The best fix is usually restraint. I would rather simplify the idea, sharpen the ask, and repeat the message more often than try to impress people with a fundraiser that is too clever to survive contact with reality. That brings me to the version I would run first if I needed something reliable and low-risk.
The April plan I would run first for a small team
If I were starting from scratch, I would keep the whole campaign to one date, one activity, and one measurable outcome. The cleanest setup is often a spring cleanout drive, a small walk-a-thon, or a plant sale tied to a local need, because each one is easy to explain and easy to scale.
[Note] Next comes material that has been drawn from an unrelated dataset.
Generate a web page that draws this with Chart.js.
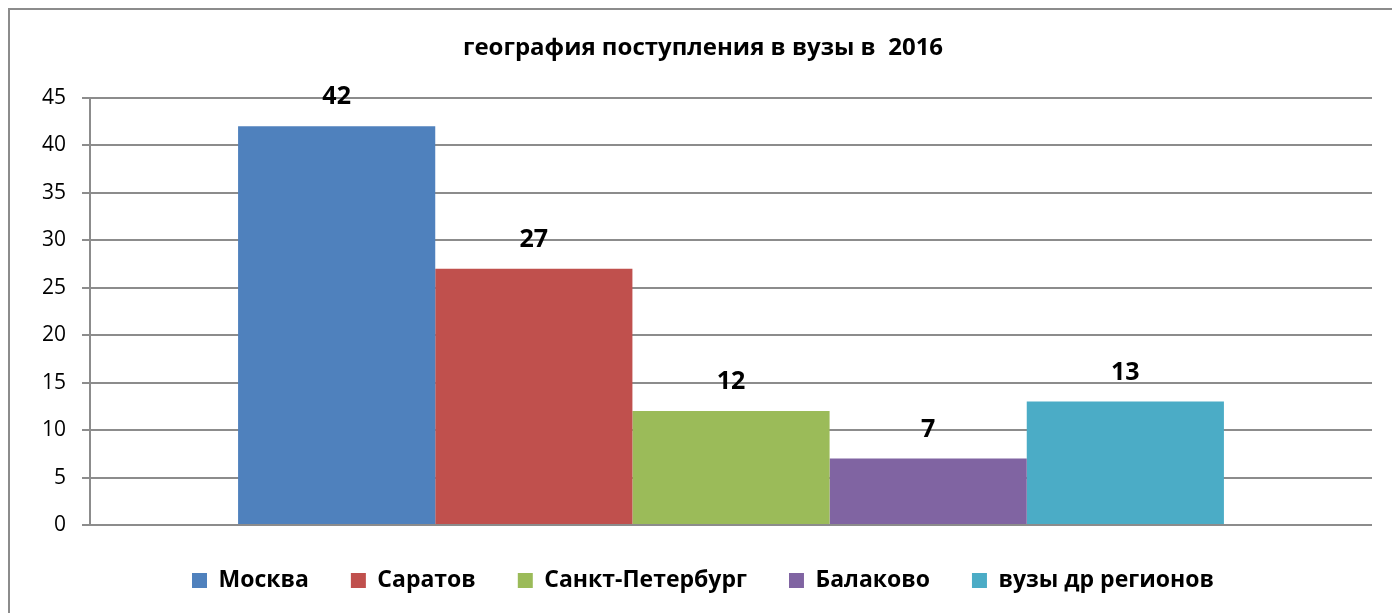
<!DOCTYPE html>
<html>
<head>
<meta charset="utf-8">
<script src="https://cdn.jsdelivr.net/npm/chart.js@4"></script>
<style>
  html, body { margin: 0; padding: 0; background: #fff; overflow: hidden; }
  #frame { position: absolute; left: 8px; top: 8px; width: 1420px; height: 640px; border: 2px solid #8c8c8c; }
  #wrap { position: absolute; left: 0; top: 0; width: 1392px; height: 613px; }
</style>
</head>
<body>
<div id="frame"></div>
<div id="wrap"><canvas id="chart"></canvas></div>
<script>
const titleText = "география поступления в вузы в  2016";
const categories = [""];
const seriesNames = ["Москва", "Саратов", "Санкт-Петербург", "Балаково", "вузы др регионов"];
const seriesValues = [42, 27, 12, 7, 13];
const seriesColors = ["#4f81bd", "#c0504d", "#9bbb59", "#8064a2", "#4bacc6"];
const yTicks = [0, 5, 10, 15, 20, 25, 30, 35, 40, 45];

const fontFamily = "'Open Sans', 'DejaVu Sans', sans-serif";

// draw the value above every bar
const valueLabels = {
    id: "valueLabels",
    afterDatasetsDraw(chart) {
        const ctx = chart.ctx;
        ctx.save();
        ctx.font = "bold 25px " + fontFamily;
        ctx.fillStyle = "#000";
        ctx.textAlign = "center";
        ctx.textBaseline = "middle";
        chart.data.datasets.forEach((ds, i) => {
            const bar = chart.getDatasetMeta(i).data[0];
            ctx.fillText(String(ds.data[0]), bar.x, bar.y - 29);
        });
        ctx.restore();
    }
};

const datasets = seriesNames.map((name, i) => ({
    label: name,
    data: [seriesValues[i]],
    backgroundColor: seriesColors[i],
    barPercentage: 1,
    categoryPercentage: 0.769
}));

new Chart(document.getElementById("chart"), {
    type: "bar",
    plugins: [valueLabels],
    data: { labels: categories, datasets: datasets },
    options: {
        responsive: true,
        maintainAspectRatio: false,
        animation: false,
        layout: { padding: { left: 34, right: 20, top: 0, bottom: 11 } },
        plugins: {
            tooltip: { enabled: false },
            title: {
                display: true,
                text: titleText,
                color: "#000",
                font: { family: fontFamily, size: 24, weight: "bold" },
                padding: { top: 34, bottom: 35 }
            },
            legend: {
                position: "bottom",
                labels: {
                    color: "#000",
                    font: { family: fontFamily, size: 23, weight: "bold" },
                    boxWidth: 15,
                    boxHeight: 15,
                    padding: 42
                }
            }
        },
        scales: {
            x: {
                display: true,
                ticks: { display: false },
                grid: { display: false },
                border: { display: false },
                afterFit: (s) => { s.height = 2; }
            },
            y: {
                min: 0,
                max: 45,
                afterBuildTicks: (s) => { s.ticks = yTicks.map(v => ({ value: v })); },
                afterFit: (s) => { s.width = 56; },
                ticks: {
                    color: "#000",
                    font: { family: fontFamily, size: 21 },
                    padding: 16
                },
                grid: { color: "#8c8c8c", lineWidth: 2, tickLength: 8 },
                border: { display: true, color: "#8c8c8c", width: 2 }
            }
        }
    }
});
</script>
</body>
</html>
- Pick one anchor date, such as Earth Day, a weekend during National Volunteer Month, or a school-friendly Saturday.
- Choose one visible activity that people can understand without a long pitch.
- Set one number that matters, such as $1,500 for supplies, $5,000 for a community project, or 50 sponsor signups.
- Promote for two weeks, not two months, so the ask stays fresh.
- Thank people quickly, because momentum is part of the value you are selling, not just the money.
A strong April campaign does not need to be elaborate. It needs to feel timely, easy to join, and believable enough that people can picture the result. If you keep the offer simple and the ask specific, spring gives you more momentum than most months, and that is exactly why this season is worth using well.